I suppose I don't envisage freelance CAD as being a long term thing. Even though it must be for some. Don't know whether I count being a CAD manager as yer actual CAD. The being a manager bit somewhat undermines the monkey bit. And the top of a CAD career path seems to be 'CAD manager' and not much else. Not that my CV is in danger of outstripping that level in any kind of hurry. Heh.
Yup, it's true that there's clearly an amount of people that do make a go of CAD. But the 'shrinking typing pool' thing just seems to fit. Although, for sure, if you know the right packages etc then there's work to be had. I'm presuming, though, that most people who are hot on the package of the moment tend to do so via their (deserved or savvily chosen) job, rather than bagging their job on the basis of having learnt the package independently.
I guess by stepping away from civils to go into (what seemed like the infinitely more interesting world of) architecture I made a kinda questionable career choice: having scraped into the bargain basement level of it, with next to no career development. Got a top-ranking DiS post count during it all, though. :-D I'll maybe start some worthwhile and sustained CPD one day. Not tomorrow. But maybe one day. Fuck knows what in, though. Technician of all trades, professional in none, is more likely.
^musing, not whinging, btw. Was earning a decent dollar in the temp job between the arch tech one and the one now by blagging it in MS Project. Quite enjoyed that. Now... Project Management. From where I'm standing, it looks very much like that's where the coin is. Seemingly multiple pathways into multiple variations on a theme. Seemingly all paying nicely. And seemingly mostly with potential to be a complete bastard/cog in the machine and reach for all the moneys.

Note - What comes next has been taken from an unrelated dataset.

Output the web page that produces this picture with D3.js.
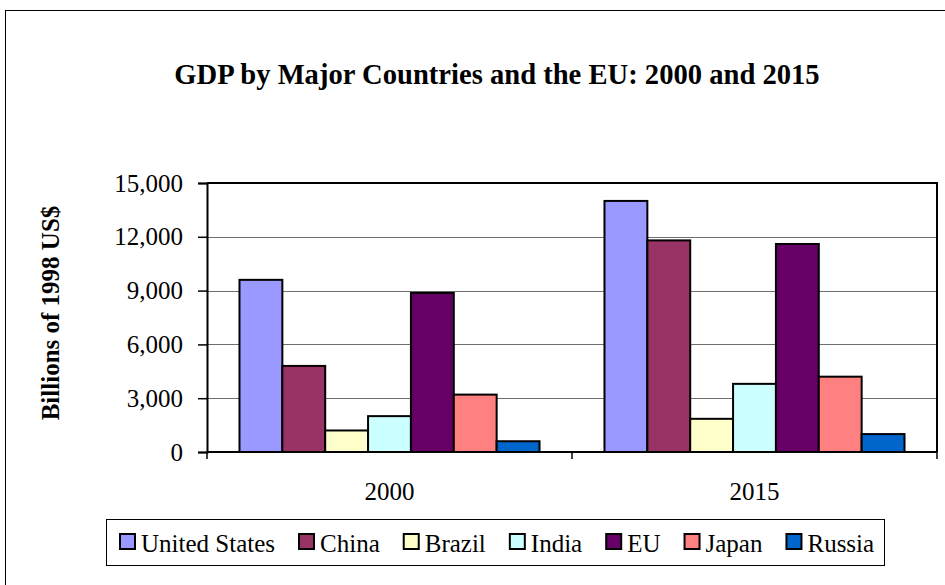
<!DOCTYPE html>
<html>
<head>
<meta charset="utf-8">
<script src="https://cdn.jsdelivr.net/npm/d3@7"></script>
<style>
  body { margin: 0; background: #fff; }
</style>
</head>
<body>
<div id="chart"></div>
<script>
const years = ["2000", "2015"];
const countries = ["United States", "China", "Brazil", "India", "EU", "Japan", "Russia"];
const colors = ["#9999FF", "#993366", "#FFFFCC", "#CCFFFF", "#660066", "#FF8080", "#0066CC"];
const gdp2000 = [9600, 4800, 1200, 2000, 8870, 3200, 600];
const gdp2015 = [14000, 11800, 1850, 3800, 11600, 4200, 1000];
const yTicks = [0, 3000, 6000, 9000, 12000, 15000];

const width = 945, height = 585;
const plot = { left: 207, right: 937, top: 183, bottom: 452 };
const serif = '"Liberation Serif", "Times New Roman", Tinos, serif';

// rows built from the arrays above
const rows = years.map((y, i) => ({
    year: y,
    values: countries.map((c, j) => ({ country: c, value: (i === 0 ? gdp2000 : gdp2015)[j] }))
}));

const svg = d3.select("#chart")
    .append("svg")
    .attr("width", width)
    .attr("height", height)
    .style("display", "block")
    .style("font-family", serif);

// outer chart frame
svg.append("rect")
    .attr("x", 5.5).attr("y", 10.5)
    .attr("width", 960).attr("height", 600)
    .attr("fill", "none").attr("stroke", "#000").attr("stroke-width", 1);

svg.append("text")
    .attr("x", 497).attr("y", 84)
    .attr("text-anchor", "middle")
    .style("font-family", serif)
    .attr("font-size", 28.6).attr("font-weight", "bold")
    .text("GDP by Major Countries and the EU: 2000 and 2015");

const x0 = d3.scaleBand()
    .domain(years)
    .range([plot.left, plot.right])
    .paddingInner(0.178)
    .paddingOuter(0.089);

const x1 = d3.scaleBand()
    .domain(countries)
    .range([0, x0.bandwidth()]);

const yScale = d3.scaleLinear()
    .domain([0, 15000])
    .range([plot.bottom, plot.top]);

const color = d3.scaleOrdinal().domain(countries).range(colors);

// gridlines
svg.append("g")
    .selectAll("line")
    .data(yTicks.filter(d => d > 0))
    .enter()
    .append("line")
    .attr("x1", plot.left).attr("x2", plot.right)
    .attr("y1", d => Math.round(yScale(d)) + 0.5)
    .attr("y2", d => Math.round(yScale(d)) + 0.5)
    .attr("stroke", "#6e6e6e").attr("stroke-width", 1);

// bars
svg.append("g")
    .selectAll("g")
    .data(rows)
    .enter()
    .append("g")
    .attr("transform", d => `translate(${x0(d.year)},0)`)
    .selectAll("rect")
    .data(d => d.values)
    .enter()
    .append("rect")
    .attr("x", d => x1(d.country))
    .attr("y", d => yScale(d.value))
    .attr("width", x1.bandwidth())
    .attr("height", d => yScale(0) - yScale(d.value))
    .attr("fill", d => color(d.country))
    .attr("stroke", "#000")
    .attr("stroke-width", 2);

// plot frame (top and right)
svg.append("path")
    .attr("d", `M${plot.left},${plot.top}H${plot.right}V${plot.bottom}`)
    .attr("fill", "none").attr("stroke", "#000").attr("stroke-width", 2);

// y axis
const yAxis = svg.append("g")
    .attr("transform", `translate(${plot.left},0)`)
    .call(d3.axisLeft(yScale).tickValues(yTicks).tickSize(9).tickPadding(15).tickFormat(d3.format(",")));
yAxis.attr("font-family", null).attr("font-size", null);
yAxis.select(".domain").attr("stroke-width", 2);
yAxis.selectAll(".tick line").attr("stroke-width", 1.5);
yAxis.selectAll("text")
    .style("font-family", serif)
    .attr("font-size", 25)
    .attr("fill", "#000");

// x axis: ticks at category boundaries
const xAxisG = svg.append("g");
xAxisG.append("line")
    .attr("x1", plot.left).attr("x2", plot.right)
    .attr("y1", plot.bottom).attr("y2", plot.bottom)
    .attr("stroke", "#000").attr("stroke-width", 2);
const step = x0.step();
const bounds = [plot.left, plot.left + step, plot.left + 2 * step];
xAxisG.selectAll(".xt")
    .data(bounds)
    .enter()
    .append("line")
    .attr("x1", d => d).attr("x2", d => d)
    .attr("y1", plot.bottom).attr("y2", plot.bottom + 7)
    .attr("stroke", "#000").attr("stroke-width", 1.5);
xAxisG.selectAll(".xl")
    .data(years)
    .enter()
    .append("text")
    .attr("x", d => x0(d) + x0.bandwidth() / 2)
    .attr("y", 500)
    .attr("text-anchor", "middle")
    .style("font-family", serif)
    .attr("font-size", 25)
    .text(d => d);

// y title
svg.append("text")
    .attr("transform", "translate(59,313) rotate(-90)")
    .attr("text-anchor", "middle")
    .style("font-family", serif)
    .attr("font-size", 25).attr("font-weight", "bold")
    .text("Billions of 1998 US$");

// legend
const legend = svg.append("g");
legend.append("rect")
    .attr("x", 106.5).attr("y", 519.5)
    .attr("width", 778).attr("height", 46)
    .attr("fill", "#fff").attr("stroke", "#000").attr("stroke-width", 1);

let lx = 120;
countries.forEach(c => {
    const item = legend.append("g");
    item.append("rect")
        .attr("x", lx).attr("y", 534)
        .attr("width", 15).attr("height", 15)
        .attr("fill", color(c)).attr("stroke", "#000").attr("stroke-width", 2);
    const t = item.append("text")
        .attr("x", lx + 21).attr("y", 552)
        .style("font-family", serif)
        .attr("font-size", 25)
        .text(c);
    lx += 21 + t.node().getComputedTextLength() + 24;
});
</script>
</body>
</html>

I've yet to see one who actually does anything other than just tell other people to do things though.
● Control of the money. √
● Minimal amounts of actual work. √
They need to know construction and details and how to put together a drawing package to be able to run an efficient system. Things like Revit and the latest AutoCad versions need a huge library of blocks, wall types, door types, audits etc to be able to be used efficiently, and these usually have to be created in a bespoke manner.
But yeah, I think CAD monkeys on their own are becoming more rare - these days the people doing CAD work (in the UK, at least) are also the ones doing the detailing - architects and engineers, and their technicians. Overseas, where some of the big practices outsource their technical drawings, you do get CAD draftsmen, and the drawings I've seen coming back from there suggest that they don't have much technical construction knowledge.
The only area in the UK where I've seen a big pool of CAD staff with little to no construction knowledge is in the transport sector. These are huge infrastructure projects that exist by shipping in and then shipping out freelance staff - you get the CAD guys moving from project to project and firm to firm like on-site construction staff do. Part of it is due to the scale of the jobs (an individual crossrail station, for example could provide enough work for a decent sized practice alone), but it's also because of the highly technical knowledge needed to bring the projects together - it's a waste of the architect's and engineer's time to be actually producing the thousands of drawings needed, rather than co-ordinating it all.
Had a taste of that pool CAD life on a big rail job. Took about three days to rise to the top and become the trusted go-to guy for planning work and arranging delivery timescales etc. (rather than the nominal, but limp, CAD manager). Engaging enough, for a while. But, as you say, blatantly like the office version of site work in terms of the pillar-to-post human meat-as-resource vibe.